D'Al-Qaïda à Daech, on est passé d'une dimension à l'autre, d'une organisation fondée sur une logique de cellules et de réseaux – le nom d'Al-Qaïda ne signifie-t-il pas « la base » ? – à une organisation qui développe une culture de l'action immédiate, simple, rapide, brutale mais efficace. Ici, le nom choisi, « État islamique » renvoie d'évidence à la construction d'une entité proto-étatique, assise sur une base territoriale où la charia s'applique immédiatement, sans être renvoyée à la fin des temps.

L'État islamique offre ainsi un cadre, une expérience concrète mais aussi un salaire à des jeunes en déshérence ou en recherche d'identité, qu'ils soient d'ascendance musulmane ou convertis. Le modèle fonctionne sur nos jeunes mais aussi sur les vieilles tribus bédouines qui rêvent d'un retour aux règles ancestrales et ne sont pas mécontentes à l'idée d'être débarrassés des chiites qu'ils ont toujours considérés comme des moins que rien. La clef du succès de Daech réside ainsi dans sa capacité à faire le grand écart entre ces deux sources de recrutement, les jeunes djihadistes étrangers faisant office de garde prétorienne, tandis que les tribus sunnites, recrutées sur une rhétorique anti-chiite, constituent le gros des troupes.

Notre problème est que nous ne pouvons attendre d'avoir réglé les questions syriennes et irakiennes et l'antagonisme entre sunnites et chiites pour empêcher l'État islamique de servir de base arrière à ceux qui viennent décharger leurs armes sur nos terrasses de café. Il nous faut donc mener de front la lutte contre-insurrectionnelle en Irak et en Syrie et la lutte contre le terrorisme sur notre territoire. C'est d'autant plus complexe que, à la différence d'Al-Qaïda, l'État islamique s'adresse à un public large pour le recrutement duquel ses critères et ses attentes opérationnelles sont beaucoup plus lâches, ce qui accroît d'autant le flux de la menace terroriste, jusqu'à saturer nos systèmes de sécurité et de protection, taillés et organisés à la mesure de la menace précédente, plus qualitative et moins quantitative. Tandis que les volontaires au djihad en Afghanistan se comptaient par dizaines, il y a aujourd'hui un réservoir d'environ trois mille jeunes Français – dont 25 % de convertis – susceptibles de rejoindre la Syrie.
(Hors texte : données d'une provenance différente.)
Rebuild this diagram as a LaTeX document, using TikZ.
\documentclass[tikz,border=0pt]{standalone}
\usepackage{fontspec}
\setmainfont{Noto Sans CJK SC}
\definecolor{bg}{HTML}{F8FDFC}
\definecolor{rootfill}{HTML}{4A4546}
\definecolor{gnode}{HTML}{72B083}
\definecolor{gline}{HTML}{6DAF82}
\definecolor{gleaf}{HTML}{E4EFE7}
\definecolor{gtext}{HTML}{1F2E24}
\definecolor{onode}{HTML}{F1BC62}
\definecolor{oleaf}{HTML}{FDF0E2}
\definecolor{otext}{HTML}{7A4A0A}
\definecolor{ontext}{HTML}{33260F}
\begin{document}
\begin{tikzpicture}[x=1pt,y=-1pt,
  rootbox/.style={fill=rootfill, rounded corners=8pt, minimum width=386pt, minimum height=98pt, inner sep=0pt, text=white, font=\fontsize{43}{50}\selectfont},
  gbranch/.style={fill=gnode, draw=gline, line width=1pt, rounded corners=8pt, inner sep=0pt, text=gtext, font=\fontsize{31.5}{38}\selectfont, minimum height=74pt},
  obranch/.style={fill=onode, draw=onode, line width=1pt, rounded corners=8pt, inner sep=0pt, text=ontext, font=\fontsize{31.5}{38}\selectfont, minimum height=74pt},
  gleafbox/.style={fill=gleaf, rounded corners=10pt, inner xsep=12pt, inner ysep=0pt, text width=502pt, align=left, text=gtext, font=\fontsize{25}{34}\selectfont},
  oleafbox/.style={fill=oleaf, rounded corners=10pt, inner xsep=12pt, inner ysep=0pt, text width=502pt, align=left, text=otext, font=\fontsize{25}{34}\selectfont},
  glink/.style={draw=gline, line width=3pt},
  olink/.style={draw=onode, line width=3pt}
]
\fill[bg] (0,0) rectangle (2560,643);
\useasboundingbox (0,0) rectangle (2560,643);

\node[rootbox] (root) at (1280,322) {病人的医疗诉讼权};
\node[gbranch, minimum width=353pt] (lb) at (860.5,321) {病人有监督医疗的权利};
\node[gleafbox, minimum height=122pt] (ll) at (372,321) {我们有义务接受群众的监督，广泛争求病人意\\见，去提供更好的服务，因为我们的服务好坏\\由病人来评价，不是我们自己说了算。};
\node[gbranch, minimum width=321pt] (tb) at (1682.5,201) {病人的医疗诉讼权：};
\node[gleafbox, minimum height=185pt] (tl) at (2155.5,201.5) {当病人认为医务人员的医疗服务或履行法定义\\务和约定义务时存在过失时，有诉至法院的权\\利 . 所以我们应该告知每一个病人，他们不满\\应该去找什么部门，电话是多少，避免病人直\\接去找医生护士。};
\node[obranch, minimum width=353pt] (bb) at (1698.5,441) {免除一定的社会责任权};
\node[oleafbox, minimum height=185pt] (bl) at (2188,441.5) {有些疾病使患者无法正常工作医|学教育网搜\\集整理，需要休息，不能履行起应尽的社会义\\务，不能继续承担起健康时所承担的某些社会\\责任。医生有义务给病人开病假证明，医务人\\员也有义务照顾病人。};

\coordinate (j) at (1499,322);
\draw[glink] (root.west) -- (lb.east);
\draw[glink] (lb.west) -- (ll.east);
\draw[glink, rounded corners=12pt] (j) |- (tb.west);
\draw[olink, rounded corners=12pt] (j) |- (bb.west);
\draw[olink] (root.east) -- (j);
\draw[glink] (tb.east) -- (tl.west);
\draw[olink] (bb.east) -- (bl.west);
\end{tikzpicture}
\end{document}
Face à cette menace en mutation, la faiblesse de nos services de sécurité, qui ont été centralisés à l'extrême au détriment du maillage territorial, éclate au grand jour. Ils souffrent d'une organisation en tuyaux d'orgue et de certaines rigidités au sommet qui ne facilitent pas le partage et la diffusion de l'information. Par ailleurs, il nous manque cette culture du retour d'expérience pourtant indispensable si l'on veut combler nos lacunes, qu'il s'agisse de la détection et du croisement des fichiers, de la surveillance et de la gestion des fameuses fiches S ou des interventions.
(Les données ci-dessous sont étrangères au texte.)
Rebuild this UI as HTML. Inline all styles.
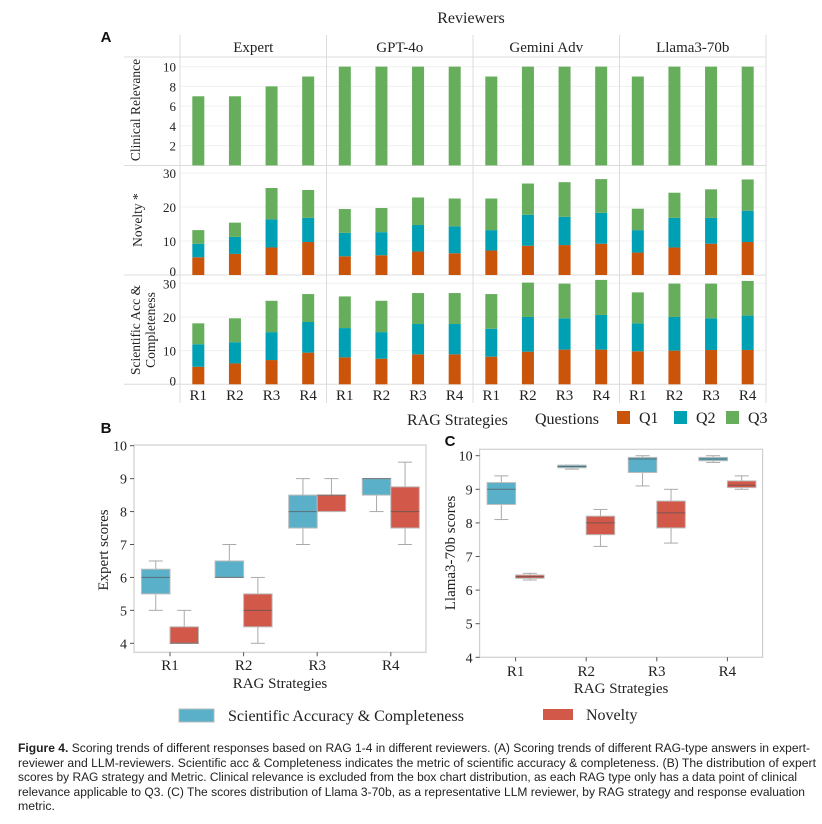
<!DOCTYPE html>
<html><head><meta charset="utf-8"><style>
html,body{margin:0;padding:0;background:#fff;}
svg{display:block;}
.serif{font-family:"Liberation Serif",serif;fill:#222;}
.cap{font-family:"Liberation Sans",sans-serif;font-size:12.3px;fill:#222;}
</style></head><body>
<svg id="fig" width="822" height="824" viewBox="0 0 822 824" xmlns="http://www.w3.org/2000/svg">
<g id="gA"></g>
<g id="gB"></g>
<g id="gC"></g>
<g id="cap">
<text class="cap" x="18" y="752" textLength="792" lengthAdjust="spacingAndGlyphs"><tspan font-weight="bold">Figure 4.</tspan> Scoring trends of different responses based on RAG 1-4 in different reviewers. (A) Scoring trends of different RAG-type answers in expert-</text>
<text class="cap" x="18" y="767" textLength="798" lengthAdjust="spacingAndGlyphs">reviewer and LLM-reviewers. Scientific acc &amp; Completeness indicates the metric of scientific accuracy &amp; completeness. (B) The distribution of expert</text>
<text class="cap" x="18" y="781" textLength="779" lengthAdjust="spacingAndGlyphs">scores by RAG strategy and Metric. Clinical relevance is excluded from the box chart distribution, as each RAG type only has a data point of clinical</text>
<text class="cap" x="18" y="796" textLength="787" lengthAdjust="spacingAndGlyphs">relevance applicable to Q3. (C) The scores distribution of Llama 3-70b, as a representative LLM reviewer, by RAG strategy and response evaluation</text>
<text class="cap" x="18" y="810">metric.</text>
</g>
</svg>
<script>
// ---------- Panel A data ----------
const reviewers = ["Expert","GPT-4o","Gemini Adv","Llama3-70b"];
const strategies = ["R1","R2","R3","R4"];
const questions = ["Q1","Q2","Q3"];
const clinical = [[7,7,8,9],[10,10,10,10],[9,10,10,10],[9,10,10,10]];
const noveltyQ1 = [[5.2,6.2,8.1,9.7],[5.5,5.8,6.9,6.4],[7.2,8.6,8.8,9.2],[6.6,8.1,9.2,9.7]];
const noveltyQ2 = [[4.0,5.0,8.3,7.1],[6.9,6.8,7.8,7.9],[6.0,9.1,8.3,9.1],[6.6,8.7,7.6,9.2]];
const noveltyQ3 = [[4.0,4.2,9.2,8.2],[7.0,7.1,8.1,8.2],[9.3,9.2,10.2,9.9],[6.3,7.4,8.4,9.2]];
const sciQ1 = [[5.2,6.2,7.2,9.4],[8.0,7.6,8.9,8.9],[8.2,9.7,10.3,10.3],[9.8,10.0,10.2,10.2]];
const sciQ2 = [[6.7,6.3,8.3,9.1],[8.7,7.9,9.0,9.0],[8.3,10.3,9.3,10.3],[8.3,10.0,9.4,10.2]];
const sciQ3 = [[6.2,7.1,9.3,8.3],[9.4,9.3,9.2,9.2],[10.3,10.2,10.3,10.4],[9.2,9.9,10.3,10.3]];
const clinTicks = [2,4,6,8,10];
const stackTicks = [0,10,20,30];
const qColors = ["#c9540a","#00a0b4","#66ad5c"];

// ---------- Panel B / C data ----------
const boxStrategies = ["R1","R2","R3","R4"];
const expertSci = [[5,5.5,6,6.25,6.5],[6,6,6,6.5,7],[7,7.5,8,8.5,9],[8,8.5,9,9,9]];
const expertNov = [[4,4,4,4.5,5],[4,4.5,5,5.5,6],[8,8,8.5,8.5,9],[7,7.5,8,8.75,9.5]];
const llamaSci = [[8.1,8.55,9,9.2,9.4],[9.6,9.64,9.68,9.72,9.72],[9.1,9.5,9.9,9.95,10],[9.8,9.85,9.9,9.95,10]];
const llamaNov = [[6.3,6.35,6.4,6.45,6.5],[7.3,7.65,8,8.2,8.4],[7.4,7.85,8.3,8.65,9],[9,9.05,9.12,9.25,9.4]];
const boxTicks = [4,5,6,7,8,9,10];

const NS="http://www.w3.org/2000/svg";
function mk(parent,tag,attrs,text){const e=document.createElementNS(NS,tag);for(const k in attrs)e.setAttribute(k,attrs[k]);if(text!==undefined)e.textContent=text;parent.appendChild(e);return e;}

// ===== Panel A =====
const A=document.getElementById('gA');
const facetL=180, facetW=146.5;
const rows=[{top:57,bot:165.5},{top:165.5,bot:275},{top:275,bot:384.3}];
const clinY=v=>165.4-v*9.875;
const novY=v=>275-v*3.4;
const sciY=v=>384.3-v*3.367;
let t;
t=mk(A,'text',{x:106,y:42,'font-family':'Liberation Sans,sans-serif','font-weight':'bold','font-size':15,fill:'#111','text-anchor':'middle'},'A');

t=mk(A,'text',{x:471,y:23,class:'serif','font-size':16,'text-anchor':'middle'},'Reviewers');

// gridlines
clinTicks.forEach(v=>{const l=mk(A,'line',{x1:180,x2:766,y1:clinY(v),y2:clinY(v),stroke:'#f0f0f0','stroke-width':1});});
[10,20,30].forEach(v=>{
 let l=mk(A,'line',{x1:180,x2:766,y1:novY(v),y2:novY(v),stroke:'#f0f0f0'});
 l=mk(A,'line',{x1:180,x2:766,y1:sciY(v),y2:sciY(v),stroke:'#f0f0f0'});
});
// facet dividers
for(let i=0;i<=4;i++){const x=facetL+i*facetW;const l=mk(A,'line',{x1:x,x2:x,y1:35,y2:403,stroke:'#dcdcdc'});}
[57,165.5,275,384.3].forEach(y=>{const l=mk(A,'line',{x1:124,x2:766,y1:y,y2:y,stroke:'#dcdcdc'});});
// strip labels
reviewers.forEach((r,i)=>{const s=mk(A,'text',{x:facetL+(i+0.5)*facetW,y:52,class:'serif','font-size':15,'text-anchor':'middle'},r);});
// y ticks
clinTicks.forEach(v=>{const s=mk(A,'text',{x:176,y:clinY(v)+5,class:'serif','font-size':13,'text-anchor':'end'},v);});
stackTicks.forEach(v=>{let s=mk(A,'text',{x:176,y:novY(v)+5-(v===0?4:0),class:'serif','font-size':13,'text-anchor':'end'},v);
 s=mk(A,'text',{x:176,y:sciY(v)+5-(v===0?4:0),class:'serif','font-size':13,'text-anchor':'end'},v);});
// row titles
t=mk(A,'text',{x:0,y:0,class:'serif','font-size':13.5,'text-anchor':'middle',transform:'translate(140,110) rotate(-90)'},'Clinical Relevance');
t=mk(A,'text',{x:0,y:0,class:'serif','font-size':13.5,'text-anchor':'middle',transform:'translate(142,220) rotate(-90)'},'Novelty *');
t=mk(A,'text',{x:0,y:0,class:'serif','font-size':13.5,'text-anchor':'middle',transform:'translate(140,330) rotate(-90)'},'Scientific Acc &');
t=mk(A,'text',{x:0,y:0,class:'serif','font-size':13.5,'text-anchor':'middle',transform:'translate(155,330) rotate(-90)'},'Completeness');
// bars
const bw=12;
reviewers.forEach((r,i)=>{
 strategies.forEach((s,j)=>{
  const cx=facetL+i*facetW+(j+0.5)*facetW/4;
  let b=mk(A,'rect',{x:cx-bw/2,y:clinY(clinical[i][j]),width:bw,height:clinY(0)-clinY(clinical[i][j]),fill:qColors[2]});
  
  const stacks=[[noveltyQ1,noveltyQ2,noveltyQ3,novY,'novelty'],[sciQ1,sciQ2,sciQ3,sciY,'scientific']];
  stacks.forEach(st=>{
   let base=0;
   for(let q=0;q<3;q++){
    const v=st[q][i][j];const y0=st[3](base),y1=st[3](base+v);
    b=mk(A,'rect',{x:cx-bw/2,y:y1,width:bw,height:y0-y1,fill:qColors[q]});
    
    base+=v;
   }
  });
  const lab=mk(A,'text',{x:cx,y:400,class:'serif','font-size':15,'text-anchor':'middle'},s);
  
 });
});
// legend A
t=mk(A,'text',{x:407,y:425,class:'serif','font-size':16},'RAG Strategies');
t=mk(A,'text',{x:535,y:424,class:'serif','font-size':16},'Questions');
const legX=[617,674,726];
questions.forEach((q,k)=>{
 let r=mk(A,'rect',{x:legX[k],y:411,width:13,height:13,fill:qColors[k]});
 r=mk(A,'text',{x:legX[k]+22,y:423,class:'serif','font-size':16},q);
});

// ===== Box panels =====
function boxPanel(g,cfg){
 const {L,R,T,B,y10,y4,xs,sci,nov,ylabel,letter,lx,ly,ytx,ytitleY,xlabY,xtitleY}=cfg;
 const Y=v=>y4+(v-4)*(y10-y4)/6;
 let e=mk(g,'text',{x:lx,y:ly,'font-family':'Liberation Sans,sans-serif','font-weight':'bold','font-size':15,fill:'#111','text-anchor':'middle'},letter);
 
 e=mk(g,'rect',{x:L,y:T,width:R-L,height:B-T,fill:'#fff',stroke:'#cfcfcf','stroke-width':1.2});
 
 boxTicks.forEach(v=>{
  let tk=mk(g,'line',{x1:L-4,x2:L,y1:Y(v),y2:Y(v),stroke:'#555'});
  tk=mk(g,'text',{x:L-7,y:Y(v)+5,class:'serif','font-size':14,'text-anchor':'end'},v);
 });
 e=mk(g,'text',{x:0,y:0,class:'serif','font-size':15,'text-anchor':'middle',transform:'translate('+ytx+','+ytitleY+') rotate(-90)'},ylabel);
 
 const bwid=28.5;
 boxStrategies.forEach((s,j)=>{
  const cx=xs[0]+j*(xs[1]-xs[0]);
  let tk=mk(g,'line',{x1:cx,x2:cx,y1:B,y2:B+4,stroke:'#555'});
  tk=mk(g,'text',{x:cx,y:xlabY,class:'serif','font-size':15,'text-anchor':'middle'},s);
  [[sci[j],'#5ab0c8',cx-bwid,'sci'],[nov[j],'#d2584a',cx,'novelty']].forEach(([d,col,x0,nm])=>{
   const m=x0+bwid/2;
   let w=mk(g,'line',{x1:m,x2:m,y1:Y(d[0]),y2:Y(d[4]),stroke:'#aaa'});
   w=mk(g,'line',{x1:m-7,x2:m+7,y1:Y(d[0]),y2:Y(d[0]),stroke:'#aaa'});
   w=mk(g,'line',{x1:m-7,x2:m+7,y1:Y(d[4]),y2:Y(d[4]),stroke:'#aaa'});
   const bh=Math.max(Y(d[1])-Y(d[3]),2);
   w=mk(g,'rect',{x:x0,y:Y(d[3]),width:bwid,height:bh,fill:col,stroke:'#bbb','stroke-width':1});
   w=mk(g,'line',{x1:x0,x2:x0+bwid,y1:Y(d[2]),y2:Y(d[2]),stroke:'#555','stroke-width':1,opacity:0.7});
  });
 });
 e=mk(g,'text',{x:(L+R)/2,y:xtitleY,class:'serif','font-size':15,'text-anchor':'middle'},'RAG Strategies');
 
}
boxPanel(document.getElementById('gB'),{L:134,R:426,T:445,B:652.3,y10:445.7,y4:643.3,xs:[170,243.6],sci:expertSci,nov:expertNov,ylabel:'Expert scores',letter:'B',lx:106,ly:433,ytx:108,ytitleY:550,xlabY:670,xtitleY:688});
boxPanel(document.getElementById('gC'),{L:479.6,R:762.6,T:449.3,B:657.3,y10:455.7,y4:657.3,xs:[515.6,586.2],sci:llamaSci,nov:llamaNov,ylabel:'Llama3-70b scores',letter:'C',lx:450,ly:446,ytx:455,ytitleY:553,xlabY:676,xtitleY:693});
// legend B/C
const gB=document.getElementById('gB');
let le=mk(gB,'rect',{x:179,y:709,width:35,height:13,fill:'#5ab0c8',stroke:'#bbb'});
le=mk(gB,'text',{x:228,y:721,class:'serif','font-size':16},'Scientific Accuracy & Completeness');
le=mk(gB,'rect',{x:543,y:709,width:30,height:11,fill:'#d2584a'});
le=mk(gB,'text',{x:586,y:720,class:'serif','font-size':16},'Novelty');
</script>
</body></html>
Il faudra tirer des bilans, définir clairement le rôle des dix mille militaires déployés sur le territoire national dans le cadre de l'opération Sentinelle. En bref, il va nous falloir adapter, de manière structurelle, la réponse globale que nous devons apporter à cette menace spécifique que représente l'État islamique. Cela impose de vrais choix et notamment celui de l'endroit où situer le curseur entre sécurité et liberté.

En regard, la menace exogène semble plus simple à traiter. En disposant des moyens militaires adaptés, nous sommes capables d'agir sur les théâtres d'opération extérieurs. Nous le faisons en Irak et au Sahel, en Syrie également, et la progression militaire de Daech s'est arrêtée depuis octobre 2014, grâce aux bombardements de la coalition.
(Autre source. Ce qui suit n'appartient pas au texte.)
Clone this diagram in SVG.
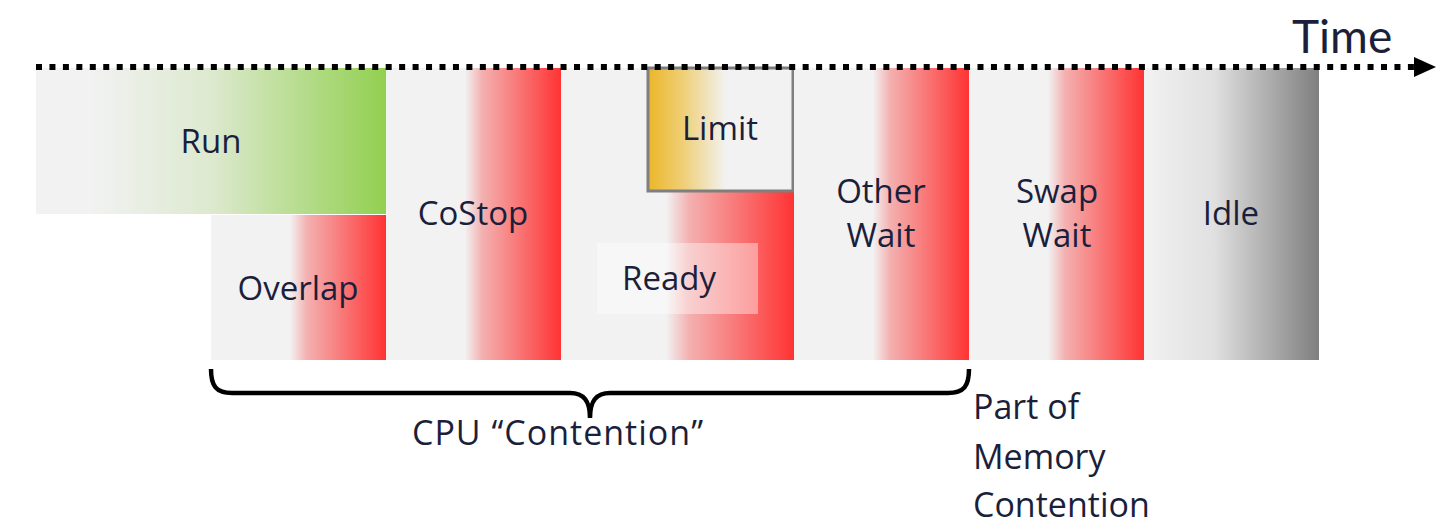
<svg xmlns="http://www.w3.org/2000/svg" width="1455" height="531" viewBox="0 0 1455 531">
<defs>
<linearGradient id="gRed" x1="0" y1="0" x2="1" y2="0">
<stop offset="0" stop-color="#f2f2f2"/>
<stop offset="0.45" stop-color="#f2f2f2"/>
<stop offset="0.55" stop-color="#f4b0b0"/>
<stop offset="1" stop-color="#ff3333"/>
</linearGradient>
<linearGradient id="gGreen" x1="0" y1="0" x2="1" y2="0">
<stop offset="0" stop-color="#f2f2f2"/>
<stop offset="0.15" stop-color="#f2f2f2"/>
<stop offset="0.5" stop-color="#dde9cf"/>
<stop offset="1" stop-color="#92d050"/>
</linearGradient>
<linearGradient id="gGray" x1="0" y1="0" x2="1" y2="0">
<stop offset="0" stop-color="#f2f2f2"/>
<stop offset="0.4" stop-color="#e0e0e0"/>
<stop offset="1" stop-color="#7f7f7f"/>
</linearGradient>
<linearGradient id="gGold" x1="0" y1="0" x2="1" y2="0">
<stop offset="0" stop-color="#ebb628"/>
<stop offset="0.25" stop-color="#efd07a"/>
<stop offset="0.54" stop-color="#f2f2f2"/>
<stop offset="1" stop-color="#f2f2f2"/>
</linearGradient>
<marker id="arrow" markerWidth="22" markerHeight="20" refX="1" refY="10" orient="auto" markerUnits="userSpaceOnUse">
<polygon points="0,0 22,10 0,20" fill="#000"/>
</marker>
</defs>
<style>
.lbl{font-family:"Open Sans","Noto Sans","Liberation Sans",sans-serif;font-size:33px;fill:#1b1f3b;text-anchor:middle}
.note{font-family:"Open Sans","Noto Sans","Liberation Sans",sans-serif;font-size:34px;fill:#1b1f3b}
.time{font-family:Lato,"Open Sans",sans-serif;font-size:46px;fill:#1b1f3b}
</style>
<g id="run"><rect x="36" y="68" width="350" height="146" fill="url(#gGreen)"/><text class="lbl" x="211" y="153">Run</text></g>
<g id="overlap"><rect x="211" y="215" width="175" height="145" fill="url(#gRed)"/><text class="lbl" x="298" y="300">Overlap</text></g>
<g id="costop"><rect x="386" y="68" width="175" height="292" fill="url(#gRed)"/><text class="lbl" x="473" y="225">CoStop</text></g>
<g id="ready"><rect x="561" y="68" width="233" height="292" fill="url(#gRed)"/><rect x="597" y="243" width="161" height="71" fill="#ffffff" fill-opacity="0.4"/><text class="lbl" x="669" y="290">Ready</text></g>
<g id="limit"><rect x="648" y="68" width="145" height="123" fill="url(#gGold)" stroke="#7f7f7f" stroke-width="3"/><text class="lbl" x="720" y="140">Limit</text></g>
<g id="otherwait"><rect x="794" y="68" width="175" height="292" fill="url(#gRed)"/><text class="lbl" x="881" y="203">Other</text><text class="lbl" x="881" y="247">Wait</text></g>
<g id="swapwait"><rect x="969" y="68" width="175" height="292" fill="url(#gRed)"/><text class="lbl" x="1057" y="203">Swap</text><text class="lbl" x="1057" y="247">Wait</text></g>
<g id="idle"><rect x="1144" y="68" width="175" height="292" fill="url(#gGray)"/><text class="lbl" x="1231" y="225">Idle</text></g>
<g id="connectors">
<line x1="36" y1="67" x2="1415" y2="67" stroke="#000" stroke-width="6" stroke-dasharray="6 7.45" marker-end="url(#arrow)"/>
<path d="M211,369 C211,386 216,393 232,393 L570,393 C584,393 590,401 590,418 C590,401 596,393 610,393 L948,393 C964,393 969,386 969,369" fill="none" stroke="#000" stroke-width="4.5"/>
</g>
<g id="time"><text class="time" x="1292" y="53">Time</text></g>
<g id="cpu"><text class="note" x="412" y="445" letter-spacing="1">CPU “Contention”</text></g>
<g id="memory"><text class="note" x="973" y="419">Part of</text><text class="note" x="973" y="469">Memory</text><text class="note" x="973" y="517">Contention</text></g>
</svg>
La formation des supplétifs locaux prend du temps mais elle fonctionne et a permis de grignoter du terrain dans le nord de la Syrie. Les effets conjugués de la formation, de l'encadrement discret par les forces spéciales et de l'appui aérien commencent à porter leurs fruits, même si le chef d'état-major de l'armée de terre rappelle que la guerre, c'est le temps long.

J'ajoute qu'en réglant le problème au plan exogène et en affaiblissant Daech sur son territoire, on court le risque de voir rentrer en France certains des djihadistes. D'où l'importance d'assurer une ligne de défense solide sur le territoire national.